Required work -
The lines to extract run from the first line of the material below to the line containing "const arcs = pie(values);", both included; leave the pictures behind.

*-*-*

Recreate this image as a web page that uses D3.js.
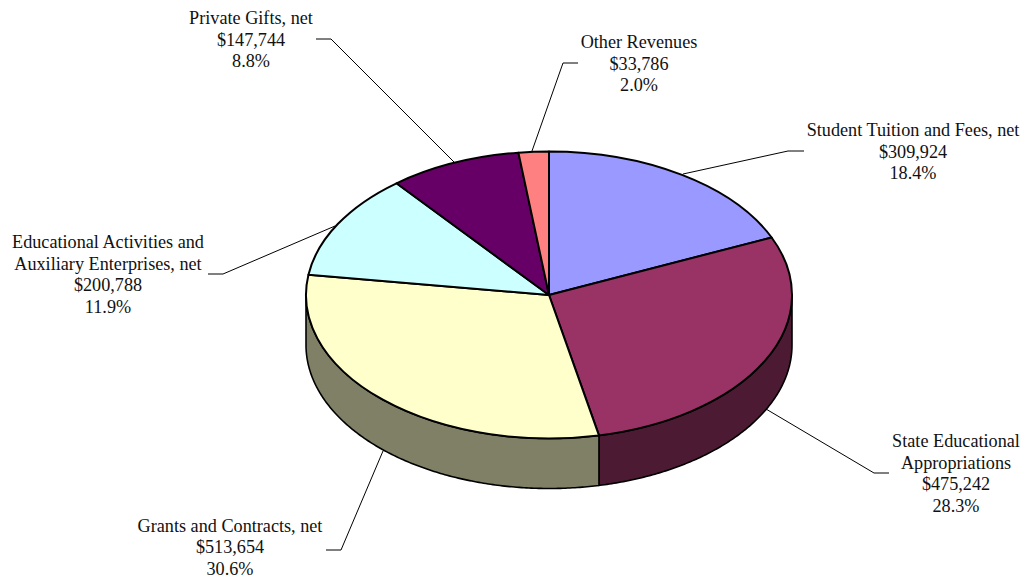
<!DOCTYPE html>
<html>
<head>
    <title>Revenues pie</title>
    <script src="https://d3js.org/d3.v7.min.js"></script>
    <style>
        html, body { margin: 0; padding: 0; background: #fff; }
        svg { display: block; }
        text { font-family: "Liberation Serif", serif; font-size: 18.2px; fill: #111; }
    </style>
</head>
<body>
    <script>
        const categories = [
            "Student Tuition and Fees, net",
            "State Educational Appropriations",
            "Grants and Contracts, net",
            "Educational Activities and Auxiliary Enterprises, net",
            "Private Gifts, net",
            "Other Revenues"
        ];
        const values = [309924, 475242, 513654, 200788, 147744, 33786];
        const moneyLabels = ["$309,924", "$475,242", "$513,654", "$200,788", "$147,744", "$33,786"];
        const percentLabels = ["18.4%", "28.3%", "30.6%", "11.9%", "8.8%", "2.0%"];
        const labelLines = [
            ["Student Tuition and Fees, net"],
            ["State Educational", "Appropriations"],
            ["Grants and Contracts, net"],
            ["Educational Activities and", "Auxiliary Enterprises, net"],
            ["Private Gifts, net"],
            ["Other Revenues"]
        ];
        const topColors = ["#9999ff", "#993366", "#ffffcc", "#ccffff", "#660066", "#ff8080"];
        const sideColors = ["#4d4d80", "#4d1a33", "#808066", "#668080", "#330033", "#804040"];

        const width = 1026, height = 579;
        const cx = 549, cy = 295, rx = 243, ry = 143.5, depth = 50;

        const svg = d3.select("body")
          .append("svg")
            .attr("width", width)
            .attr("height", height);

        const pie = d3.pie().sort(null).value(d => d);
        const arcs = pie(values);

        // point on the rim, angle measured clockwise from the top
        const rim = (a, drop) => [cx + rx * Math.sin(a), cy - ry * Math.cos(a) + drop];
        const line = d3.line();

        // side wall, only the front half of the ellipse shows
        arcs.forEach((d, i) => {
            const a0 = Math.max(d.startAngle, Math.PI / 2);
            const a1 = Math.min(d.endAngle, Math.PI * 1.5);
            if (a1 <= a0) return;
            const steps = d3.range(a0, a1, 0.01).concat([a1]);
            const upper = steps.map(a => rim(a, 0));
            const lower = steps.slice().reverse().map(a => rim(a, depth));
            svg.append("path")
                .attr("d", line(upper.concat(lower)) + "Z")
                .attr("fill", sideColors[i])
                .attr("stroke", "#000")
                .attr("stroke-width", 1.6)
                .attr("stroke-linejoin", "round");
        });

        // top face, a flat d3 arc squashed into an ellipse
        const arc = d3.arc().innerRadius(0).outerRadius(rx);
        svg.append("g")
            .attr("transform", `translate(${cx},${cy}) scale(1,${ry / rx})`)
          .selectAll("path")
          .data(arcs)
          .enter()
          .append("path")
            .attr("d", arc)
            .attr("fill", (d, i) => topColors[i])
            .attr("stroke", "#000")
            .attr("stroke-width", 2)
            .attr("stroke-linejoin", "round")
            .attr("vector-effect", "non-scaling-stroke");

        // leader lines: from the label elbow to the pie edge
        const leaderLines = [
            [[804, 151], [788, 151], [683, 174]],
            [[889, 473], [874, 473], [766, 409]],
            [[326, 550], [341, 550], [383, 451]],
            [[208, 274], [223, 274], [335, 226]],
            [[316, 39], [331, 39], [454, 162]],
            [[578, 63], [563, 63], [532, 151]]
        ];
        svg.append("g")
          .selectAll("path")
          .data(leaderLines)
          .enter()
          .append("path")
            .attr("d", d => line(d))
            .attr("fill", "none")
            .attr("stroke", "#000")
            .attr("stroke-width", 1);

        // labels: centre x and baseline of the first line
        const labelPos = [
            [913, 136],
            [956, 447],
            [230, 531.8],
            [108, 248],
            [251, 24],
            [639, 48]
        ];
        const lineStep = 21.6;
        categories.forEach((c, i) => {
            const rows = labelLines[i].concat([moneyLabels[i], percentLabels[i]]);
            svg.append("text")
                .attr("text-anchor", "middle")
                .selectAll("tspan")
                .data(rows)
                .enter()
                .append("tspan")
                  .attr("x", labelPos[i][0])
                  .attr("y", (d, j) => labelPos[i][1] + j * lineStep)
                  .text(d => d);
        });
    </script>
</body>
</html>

*-*-*

Final result -
Recreate this image as a web page that uses D3.js.
<!DOCTYPE html>
<html>
<head>
    <title>Revenues pie</title>
    <script src="https://d3js.org/d3.v7.min.js"></script>
    <style>
        html, body { margin: 0; padding: 0; background: #fff; }
        svg { display: block; }
        text { font-family: "Liberation Serif", serif; font-size: 18.2px; fill: #111; }
    </style>
</head>
<body>
    <script>
        const categories = [
            "Student Tuition and Fees, net",
            "State Educational Appropriations",
            "Grants and Contracts, net",
            "Educational Activities and Auxiliary Enterprises, net",
            "Private Gifts, net",
            "Other Revenues"
        ];
        const values = [309924, 475242, 513654, 200788, 147744, 33786];
        const moneyLabels = ["$309,924", "$475,242", "$513,654", "$200,788", "$147,744", "$33,786"];
        const percentLabels = ["18.4%", "28.3%", "30.6%", "11.9%", "8.8%", "2.0%"];
        const labelLines = [
            ["Student Tuition and Fees, net"],
            ["State Educational", "Appropriations"],
            ["Grants and Contracts, net"],
            ["Educational Activities and", "Auxiliary Enterprises, net"],
            ["Private Gifts, net"],
            ["Other Revenues"]
        ];
        const topColors = ["#9999ff", "#993366", "#ffffcc", "#ccffff", "#660066", "#ff8080"];
        const sideColors = ["#4d4d80", "#4d1a33", "#808066", "#668080", "#330033", "#804040"];

        const width = 1026, height = 579;
        const cx = 549, cy = 295, rx = 243, ry = 143.5, depth = 50;

        const svg = d3.select("body")
          .append("svg")
            .attr("width", width)
            .attr("height", height);

        const pie = d3.pie().sort(null).value(d => d);
        const arcs = pie(values);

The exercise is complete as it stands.